Il s’agit là encore de questions qui doivent être laissées entre les mains des provinces, des comtés et des municipalités, mais rien ne nous empêche de leur offrir quelques conseils. Les Canadiens font face à trois défis, voire des crises, qui sont étroitement liés. D’abord, nous devons préserver nos terres agricoles de choix au nom de la sécurité alimentaire et pour que les aliments restent abordables. Parallèlement, nous devons créer davantage de logements — des logements abordables — afin que les jeunes Canadiens, les nouveaux Canadiens et tous les autres Canadiens puissent se loger.

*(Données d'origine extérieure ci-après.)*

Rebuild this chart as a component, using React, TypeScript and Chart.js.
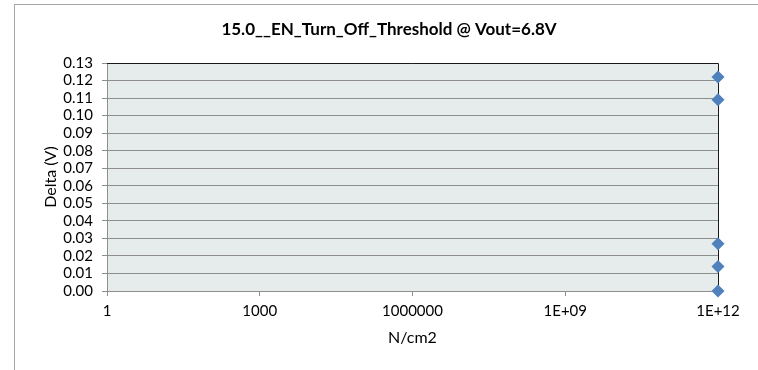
import React, { useEffect, useRef } from "react";
import { Chart, registerables } from "chart.js";

Chart.register(...registerables);

const chartTitle = "15.0__EN_Turn_Off_Threshold @ Vout=6.8V";
const xAxisTitle = "N/cm2";
const yAxisTitle = "Delta (V)";
const xValues = [1e12, 1e12, 1e12, 1e12, 1e12];
const yValues = [0.122, 0.109, 0.027, 0.014, 0.0];
const xTickValues = [1, 1e3, 1e6, 1e9, 1e12];
const xTickLabels = ["1", "1000", "1000000", "1E+09", "1E+12"];
const yMin = 0;
const yMax = 0.13;
const yStep = 0.01;

const FONT = "Lato, 'Open Sans', sans-serif";
const GRID = "#8e8e8e";

const framePlugin = {
  id: "frame",
  beforeDraw(chart: any) {
    const { ctx, chartArea: a } = chart;
    ctx.save();
    ctx.fillStyle = "#ffffff";
    ctx.fillRect(0, 0, chart.width, chart.height);
    ctx.strokeStyle = "#a6a6a6";
    ctx.lineWidth = 1;
    ctx.strokeRect(14.5, 4.5, chart.width + 20, chart.height + 20);
    ctx.fillStyle = "#e6ebeb";
    ctx.fillRect(a.left, a.top, a.right - a.left, a.bottom - a.top);
    ctx.restore();
  },
  beforeDatasetsDraw(chart: any) {
    const { ctx, chartArea: a } = chart;
    const t = Math.round(a.top) + 0.5;
    const r = Math.round(a.right) + 0.5;
    const b = Math.round(a.bottom);
    ctx.save();
    ctx.strokeStyle = "#1a1a1a";
    ctx.lineWidth = 1;
    ctx.beginPath();
    ctx.moveTo(a.left, t);
    ctx.lineTo(r, t);
    ctx.lineTo(r, b);
    ctx.stroke();
    ctx.restore();
  },
};

export default function App() {
  const ref = useRef<HTMLCanvasElement | null>(null);

  useEffect(() => {
    if (!ref.current) return;
    const points = xValues.map((x, i) => ({ x, y: yValues[i] }));
    const chart = new Chart(ref.current, {
      type: "scatter",
      data: {
        datasets: [
          {
            data: points,
            pointStyle: "rectRot",
            pointRadius: 6.5,
            pointBackgroundColor: "#4f81bd",
            pointBorderColor: "#4f81bd",
            pointBorderWidth: 0,
            showLine: false,
            clip: false as any,
          },
        ],
      },
      options: {
        responsive: false,
        animation: false,
        devicePixelRatio: 1,
        layout: { padding: { left: 37, right: 17, top: 0, bottom: 19 } },
        plugins: {
          legend: { display: false },
          tooltip: { enabled: false },
          title: {
            display: true,
            text: chartTitle,
            color: "#000",
            font: { family: FONT, size: 17, weight: "bold" },
            padding: { top: 19.8, bottom: 22.8 },
          },
        },
        scales: {
          x: {
            type: "logarithmic",
            min: xTickValues[0],
            max: xTickValues[xTickValues.length - 1],
            afterBuildTicks: (s: any) => {
              s.ticks = xTickValues.map((v) => ({ value: v }));
            },
            afterFit: (s: any) => {
              s.height = 60;
              s.paddingRight = 40;
            },
            ticks: {
              autoSkip: false,
              maxRotation: 0,
              padding: 6,
              color: "#000",
              font: { family: FONT, size: 15 },
              callback: (_v: any, i: number) => xTickLabels[i],
            },
            grid: { drawOnChartArea: false, drawTicks: true, tickLength: 5, color: GRID },
            border: { display: true, color: GRID },
            title: {
              display: true,
              text: xAxisTitle,
              color: "#000",
              font: { family: FONT, size: 16 },
              padding: { top: 4, bottom: 3.4 },
            },
          },
          y: {
            min: yMin,
            max: yMax,
            afterFit: (s: any) => {
              s.width = 70;
            },
            ticks: {
              stepSize: yStep,
              autoSkip: false,
              padding: 9,
              color: "#000",
              font: { family: FONT, size: 15 },
              callback: (v: any) => Number(v).toFixed(2),
            },
            grid: { color: GRID, tickLength: 5 },
            border: { display: true, color: GRID },
            title: {
              display: true,
              text: yAxisTitle,
              color: "#000",
              font: { family: FONT, size: 16 },
              padding: 4,
            },
          },
        },
      },
      plugins: [framePlugin],
    });
    return () => chart.destroy();
  }, []);

  return (
    <div style={{ position: "fixed", left: 0, top: 0, width: 758, height: 370, background: "#fff" }}>
      <canvas ref={ref} width={758} height={370} style={{ display: "block", width: 758, height: 370 }} />
    </div>
  );
}
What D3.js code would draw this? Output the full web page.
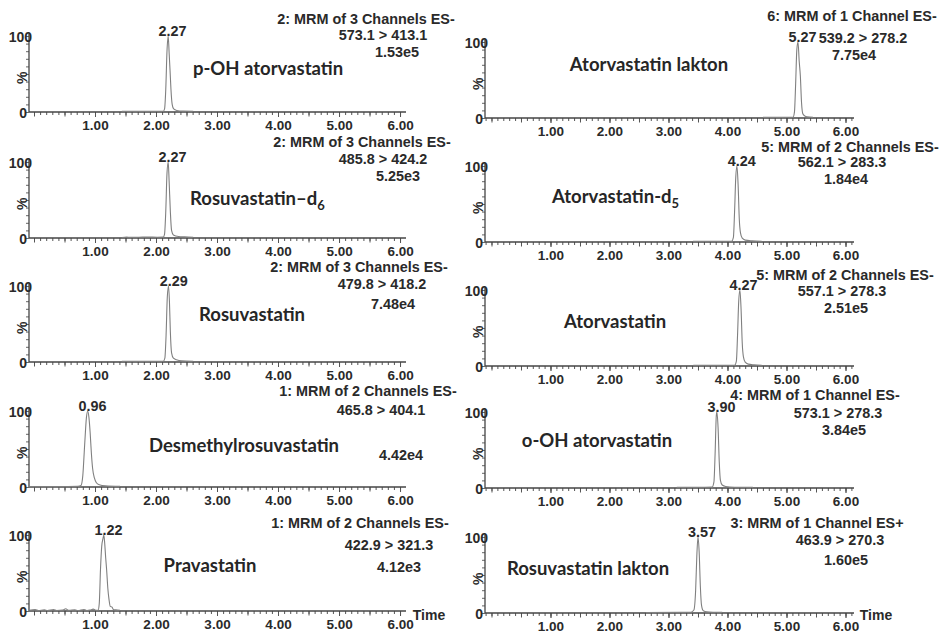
<!DOCTYPE html>
<html>
<head>
<meta charset="utf-8">
<script src="https://cdn.jsdelivr.net/npm/d3@7"></script>
<style>
  html, body { margin: 0; padding: 0; background: #fff; }
  svg { display: block; }
  .hdr { font-family: "Liberation Sans", Arial, sans-serif; font-weight: bold; font-size: 14.4px; fill: #2a2a2a; }
  .ylab { font-family: "Liberation Sans", Arial, sans-serif; font-weight: bold; font-size: 14px; fill: #2a2a2a; }
  .cmp { font-family: Lato, "Open Sans", sans-serif; font-weight: bold; font-size: 18.5px; fill: #262626; }
  .tick text { font-family: "Liberation Sans", Arial, sans-serif; font-weight: bold; font-size: 13.5px; fill: #2a2a2a; }
</style>
</head>
<body>
<script>
// ---------------- DATA ----------------
const compounds = ["p-OH atorvastatin", "Rosuvastatin\u2013d", "Rosuvastatin", "Desmethylrosuvastatin", "Pravastatin",
                   "Atorvastatin lakton", "Atorvastatin-d", "Atorvastatin", "o-OH atorvastatin", "Rosuvastatin lakton"];
const compoundSubs = ["", "6", "", "", "", "", "5", "", "", ""];
const headers = ["2: MRM of 3 Channels ES-", "2: MRM of 3 Channels ES-", "2: MRM of 3 Channels ES-", "1: MRM of 2 Channels ES-", "1: MRM of 2 Channels ES-",
                 "6: MRM of 1 Channel ES-", "5: MRM of 2 Channels ES-", "5: MRM of 2 Channels ES-", "4: MRM of 1 Channel ES-", "3: MRM of 1 Channel ES+"];
const transitions = ["573.1 > 413.1", "485.8 > 424.2", "479.8 > 418.2", "465.8 > 404.1", "422.9 > 321.3",
                     "539.2 > 278.2", "562.1 > 283.3", "557.1 > 278.3", "573.1 > 278.3", "463.9 > 270.3"];
const intensities = ["1.53e5", "5.25e3", "7.48e4", "4.42e4", "4.12e3",
                     "7.75e4", "1.84e4", "2.51e5", "3.84e5", "1.60e5"];
const peakTimes = [2.27, 2.27, 2.29, 0.96, 1.22, 5.27, 4.24, 4.27, 3.90, 3.57];
const xTickValues = [1, 2, 3, 4, 5, 6];
const yTickLabels = ["0", "100"];

// chromatogram traces as drawn: [time on axis (min), relative intensity (%)]
const trace_pOH = [[1.44,0.8],[1.8,0.8],[2.05,0.9],[2.12,1],[2.14,4],[2.16,30],[2.18,80],[2.20,100],[2.215,78],[2.23,55],[2.245,30],[2.265,10],[2.29,4],[2.34,2],[2.45,1.2],[2.61,1]];
const trace_rosuD6 = [[1.44,0.6],[1.52,1.4],[1.57,0.8],[1.72,1],[1.87,1.4],[2.02,1],[2.12,1.2],[2.14,5],[2.16,35],[2.18,85],[2.20,100],[2.215,75],[2.235,35],[2.255,10],[2.285,4],[2.37,2],[2.47,1.5],[2.61,1]];
const trace_rosu = [[1.44,0.8],[1.9,0.8],[2.12,1],[2.145,5],[2.165,35],[2.185,85],[2.205,100],[2.22,80],[2.235,40],[2.255,12],[2.285,5],[2.335,3],[2.42,1.5],[2.61,1]];
const trace_desm = [[-0.08,0.5],[0.4,0.5],[0.72,0.8],[0.77,2],[0.80,15],[0.83,55],[0.86,92],[0.88,100],[0.90,92],[0.92,72],[0.94,45],[0.96,25],[0.99,12],[1.02,6],[1.07,3],[1.17,1.5],[1.41,0.8]];
const trace_prava = [[-0.08,1],[0.02,2],[0.07,0.5],[0.17,1.5],[0.22,0.5],[0.32,1.8],[0.37,0.6],[0.47,1.2],[0.52,3],[0.57,0.8],[0.67,1.5],[0.72,0.6],[0.82,2],[0.87,0.5],[0.92,1.2],[0.97,2.5],[1.02,0.8],[1.05,1],[1.07,10],[1.09,55],[1.11,85],[1.13,95],[1.145,100],[1.16,88],[1.175,70],[1.19,55],[1.21,30],[1.23,15],[1.25,6],[1.28,5],[1.30,2],[1.34,1.5],[1.41,1]];
const trace_atoLak = [[4.60,0.8],[4.9,0.8],[5.11,1],[5.135,8],[5.155,45],[5.175,90],[5.195,100],[5.215,75],[5.235,55],[5.255,20],[5.275,6],[5.305,3],[5.35,1.5],[5.45,1]];
const trace_atoD5 = [[3.415,0.8],[3.9,1],[4.07,1],[4.10,6],[4.12,40],[4.14,85],[4.16,100],[4.18,75],[4.20,30],[4.22,12],[4.25,5],[4.30,2.5],[4.42,1.5],[4.58,1]];
const trace_ato = [[3.42,0.8],[3.9,1],[4.12,1],[4.15,6],[4.17,40],[4.19,85],[4.21,100],[4.23,75],[4.25,30],[4.27,12],[4.30,5],[4.35,2.5],[4.45,1.5],[4.58,1]];
const trace_oOH = [[3.14,0.8],[3.6,1],[3.74,1.2],[3.77,8],[3.79,45],[3.81,95],[3.82,100],[3.84,80],[3.86,35],[3.88,10],[3.91,4],[3.97,2],[4.12,1],[4.43,0.8]];
const trace_rosuLak = [[2.62,0.5],[3.2,0.8],[3.38,1],[3.43,4],[3.46,30],[3.48,75],[3.50,100],[3.52,80],[3.54,35],[3.56,10],[3.59,3],[3.65,1.5],[3.78,1],[3.91,0.8]];
const traces = [trace_pOH, trace_rosuD6, trace_rosu, trace_desm, trace_prava, trace_atoLak, trace_atoD5, trace_ato, trace_oOH, trace_rosuLak];

// ---------------- LAYOUT ----------------
const W = 942, H = 633;
const cols = [
  { x0: 29, x1: 406, domain: [-0.082, 6.098], baselines: [112, 238, 362, 487, 611] },
  { x0: 485, x1: 854, domain: [-0.11, 6.144], baselines: [118, 242, 366, 488, 613] }
];
const plotH = 76;
// [x, y, anchor] (y = text baseline) for: header, transition, intensity, compound
const textPos = [
  [[366, 24], [383, 40], [397, 57], [268, 75]],
  [[362, 147], [383, 164], [398, 181], [190, 205, "start"]],
  [[359, 272], [382, 289], [393, 309], [252, 321]],
  [[368, 396], [381, 415], [401, 460], [244, 452]],
  [[360, 528], [389, 550], [399, 572], [210, 572]],
  [[852, 21], [863, 43], [854, 60], [649, 71]],
  [[850, 152], [842, 167], [846, 184], [552, 203, "start"]],
  [[845, 280], [842, 296], [846, 313], [615, 328]],
  [[815, 400], [838, 418], [844, 435], [597, 447]],
  [[817, 528], [840, 545], [846, 565], [588, 575]]
];

const svg = d3.select("body").append("svg").attr("width", W).attr("height", H);
const line = d3.line().curve(d3.curveMonotoneX);

traces.forEach((tr, i) => {
  const c = cols[i < 5 ? 0 : 1];
  const row = i % 5;
  const base = c.baselines[row];
  const x = d3.scaleLinear().domain(c.domain).range([c.x0, c.x1]);
  const y = d3.scaleLinear().domain([0, 100]).range([base, base - plotH]);
  const g = svg.append("g");

  // x axis: minor ticks every 0.1, medium every 0.5
  const minor = d3.range(Math.ceil(c.domain[0] * 10), Math.floor(c.domain[1] * 10) + 1).map(d => d / 10);
  g.append("g").attr("transform", `translate(0,${base})`)
    .call(d3.axisBottom(x).tickValues(minor).tickSize(3).tickFormat(""))
    .call(s => s.select(".domain").remove())
    .call(s => s.selectAll("line").attr("stroke", "#555"));
  g.append("g").attr("transform", `translate(0,${base})`)
    .call(d3.axisBottom(x).tickValues(minor.filter(d => Math.abs(d * 2 - Math.round(d * 2)) < 1e-6)).tickSize(4.5).tickFormat(""))
    .call(s => s.select(".domain").remove())
    .call(s => s.selectAll("line").attr("stroke", "#555"));
  g.append("g").attr("transform", `translate(0,${base})`)
    .call(d3.axisBottom(x).tickValues(xTickValues).tickSize(5).tickPadding(3.5).tickFormat(d3.format(".2f")))
    .call(s => s.select(".domain").remove())
    .call(s => s.selectAll("line").attr("stroke", "#555"));
  g.append("line").attr("x1", c.x0).attr("x2", c.x1).attr("y1", base).attr("y2", base)
    .attr("stroke", "#444").attr("stroke-width", 1.3);

  // y axis
  g.append("g").attr("transform", `translate(${c.x0},0)`)
    .call(d3.axisLeft(y).tickValues(d3.range(0, 101, 10)).tickSize(3).tickFormat(""))
    .call(s => s.select(".domain").remove())
    .call(s => s.selectAll("line").attr("stroke", "#666"));
  g.append("line").attr("x1", c.x0).attr("x2", c.x0).attr("y1", base).attr("y2", y(103))
    .attr("stroke", "#444").attr("stroke-width", 1.3);
  g.append("text").attr("class", "ylab").attr("x", c.x0 + 3).attr("y", y(100) + 6).attr("text-anchor", "end").text(yTickLabels[1]);
  g.append("text").attr("class", "ylab").attr("x", c.x0 - 2).attr("y", base + 6).attr("text-anchor", "end").text(yTickLabels[0]);
  g.append("text").attr("class", "ylab").attr("transform", `translate(${c.x0 - 2},${y(45)}) rotate(-90)`)
    .attr("text-anchor", "middle").text("%");

  // trace
  g.append("path").datum(tr.map(d => [x(d[0]), y(d[1])])).attr("d", line)
    .attr("fill", "none").attr("stroke", "#808080").attr("stroke-width", 1.1);

  // peak label
  g.append("text").attr("class", "hdr").attr("x", x(peakTimes[i])).attr("y", y(100))
    .attr("text-anchor", "middle").text(peakTimes[i].toFixed(2));

  // info texts
  const p = textPos[i];
  g.append("text").attr("class", "hdr").attr("x", p[0][0]).attr("y", p[0][1]).attr("text-anchor", "middle").text(headers[i]);
  g.append("text").attr("class", "hdr").attr("x", p[1][0]).attr("y", p[1][1]).attr("text-anchor", "middle").text(transitions[i]);
  g.append("text").attr("class", "hdr").attr("x", p[2][0]).attr("y", p[2][1]).attr("text-anchor", "middle").text(intensities[i]);
  const t = g.append("text").attr("class", "cmp").attr("x", p[3][0]).attr("y", p[3][1]).attr("text-anchor", p[3][2] || "middle");
  t.append("tspan").text(compounds[i]);
  if (compoundSubs[i]) t.append("tspan").attr("font-size", 13).attr("dy", 5).text(compoundSubs[i]);
});

// Time labels
svg.append("text").attr("class", "ylab").attr("x", 429).attr("y", 620).attr("text-anchor", "middle").text("Time");
svg.append("text").attr("class", "ylab").attr("x", 876).attr("y", 620).attr("text-anchor", "middle").text("Time");
</script>
</body>
</html>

Enfin, nous devons passer à l’énergie verte, même si cela signifie de bâtir des infrastructures d’énergie verte sur des terres rurales.

Nous devons donc faire preuve de créativité, qu’il s’agisse de construire sur des terrains abandonnés, d’encourager l’aménagement d’espaces urbains vacants à des prix abordables ou simplement de procéder à un aménagement intelligent du territoire qui permet d’équilibrer les besoins en concurrence des municipalités. Peut-être que cette interpellation — ainsi que la mienne sur le rôle des municipalités dans la Confédération — pourra contribuer à susciter des discussions importantes, qui n’ont que trop tardé.

Je tiens à remercier notre collègue Rob Black d’avoir lancé cette interpellation et d’avoir fait de moi une sorte d’« apôtre des sols ». Sa passion pour ce sujet est contagieuse et elle a été une source d’inspiration pour beaucoup d’entre nous dans cette enceinte.

Ce dont les Canadiens ont besoin, c’est de trouver le courage et la détermination de l’infatigable rat musqué pour nous accrocher fermement au sol qui nous donne la vie et pour reconnaître la terre à laquelle nous devons tous tellement. Hiy hiy.

(Sur la motion de la sénatrice Clement, le débat est ajourné.)

(À 16 h 56, le Sénat s’ajourne jusqu’au lundi 17 juin 2024, à 18 heures.)